Transactions up to $50 do not require a signature. Infuriatingly (to me and probably me alone), transactions above $50 require a signature even though the clerk never sees a signed card with which to compare my signature. (This threshold probably depends on both the merchant’s payment processor and my credit card issuer).

This drives me nuts because it’s meaningless: if it’s a legit transaction, I’ve already agreed that I’m on the hook for it, and signing a receipt doesn’t change that; if it’s a fraudulent transaction, it’s not like the perpetrator is any less guilty or liable before he/she signs the receipt. But Americans especially seem to find comfort in the idea that big transactions require signatures, that a signature somehow makes a big transaction real, and that signatures are difficult to forge.

/rant

Bolding mine.

Why would one want a receipt? Especially for a purchase of gasoline? :confused:

Substantially 100% of the receipts I’ve been handed in the last 40 years went directly into the nearest trash can. The very *very * few exceptions were things where I had a pre-existing concern that a return might be needed soon.
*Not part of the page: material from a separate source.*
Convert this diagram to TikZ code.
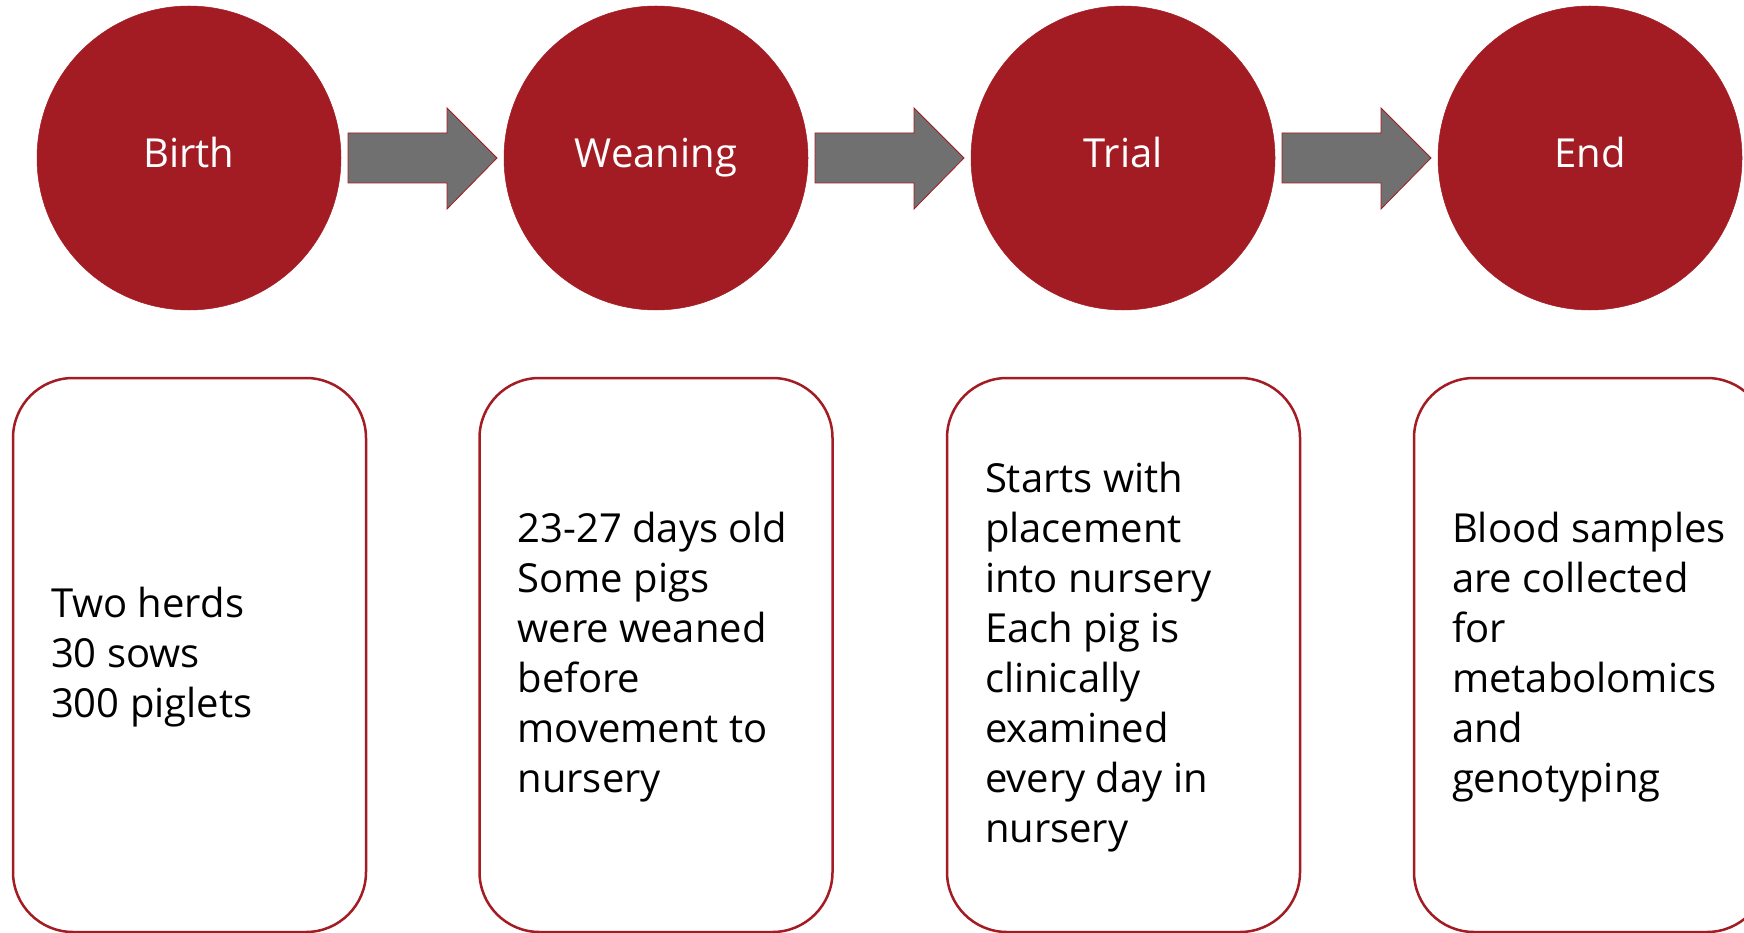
\documentclass[tikz,border=0pt]{standalone}
\usepackage{fontspec}
\setmainfont{Open Sans}
\usetikzlibrary{calc}
\definecolor{cred}{RGB}{163,28,35}
\definecolor{cgray}{RGB}{112,112,112}
\begin{document}
\begin{tikzpicture}[x=1pt,y=-1pt,
  stage/.style={circle, fill=cred, draw=cred, line width=0.5pt, minimum size=304pt, inner sep=0pt, outer sep=0pt,
    text=white, font=\fontsize{40}{48}\selectfont, text height=30pt, text depth=10pt},
  card/.style={draw=cred, line width=2.5pt, rounded corners=60pt, minimum width=353pt, minimum height=554pt,
    inner sep=0pt, outer sep=0pt, fill=white},
  cardtext/.style={anchor=base west, inner sep=0pt, outer sep=0pt, text=black, font=\fontsize{40}{50}\selectfont},
  blockarrow/.style={fill=cgray, draw=cred, line width=0.8pt, line join=miter}]
\useasboundingbox (0,0) rectangle (1744,933);
\clip (0,0) rectangle (1744,933);
\fill[white] (0,0) rectangle (1744,933);
% stages
\node[stage] (c1) at (189,158) {Birth};
\node[stage] (c2) at (656,158) {Weaning};
\node[stage] (c3) at (1123,158) {Trial};
\node[stage] (c4) at (1590,158) {End};
% block arrows
\foreach \a/\b in {c1/c2,c2/c3,c3/c4}{
  \draw[blockarrow] ($(\a.east)+(7,-25)$) -- ($(\a.east)+(106,-25)$) -- ($(\a.east)+(106,-50)$)
    -- ($(\b.west)+(-7,0)$) -- ($(\a.east)+(106,51)$) -- ($(\a.east)+(106,25)$)
    -- ($(\a.east)+(7,25)$) -- cycle;
}
% cards
\node[card] (b1) at (189.5,655) {};
\node[card] (b2) at (656,655) {};
\node[card] (b3) at (1123.5,655) {};
\node[card] (b4) at (1590.5,655) {};
\node[cardtext] (t1) at ($(b1.north west)+(38,239)$) {\parbox[t]{320pt}{\raggedright Two herds\\30 sows\\300 piglets}};
\node[cardtext] (t2) at ($(b2.north west)+(38,164)$) {\parbox[t]{320pt}{\raggedright 23-27 days old\\Some pigs\\were weaned\\before\\movement to\\nursery}};
\node[cardtext] (t3) at ($(b3.north west)+(38,114)$) {\parbox[t]{320pt}{\raggedright Starts with\\placement\\into nursery\\Each pig is\\clinically\\examined\\every day in\\nursery}};
\node[cardtext] (t4) at ($(b4.north west)+(38,164)$) {\parbox[t]{320pt}{\raggedright Blood samples\\are collected\\for\\metabolomics\\and\\genotyping}};
\end{tikzpicture}
\end{document}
One of the points of paying by card is that you’re establishing a purchase record that doesn’t require holding and filing little scraps of paper. They come all neatly itemized and organized once a month on the bill.

What make NFC more secure than chip? Both chip and NFC are doing the same EMV algorithm.

I am a sole proprietor so I maintain separate business and personal accounts. I find it easier to use paper receipts for purchases than to try to guess which entries on the statements are gas entries and which are for something else. When I stop for gas on a road trip, often I will also pick up a snack and soft-drink. For tax purposes I have to separately itemize the drink/snack and gas amounts, so that come tax time I can calculate and deduct the business use portion of my vehicle expenses, and calculate and deduct only a portion of the business trip meals. On single a receipt that includes both types of purchases, I will have the information that I need to do this, whereas on a statement, I will not.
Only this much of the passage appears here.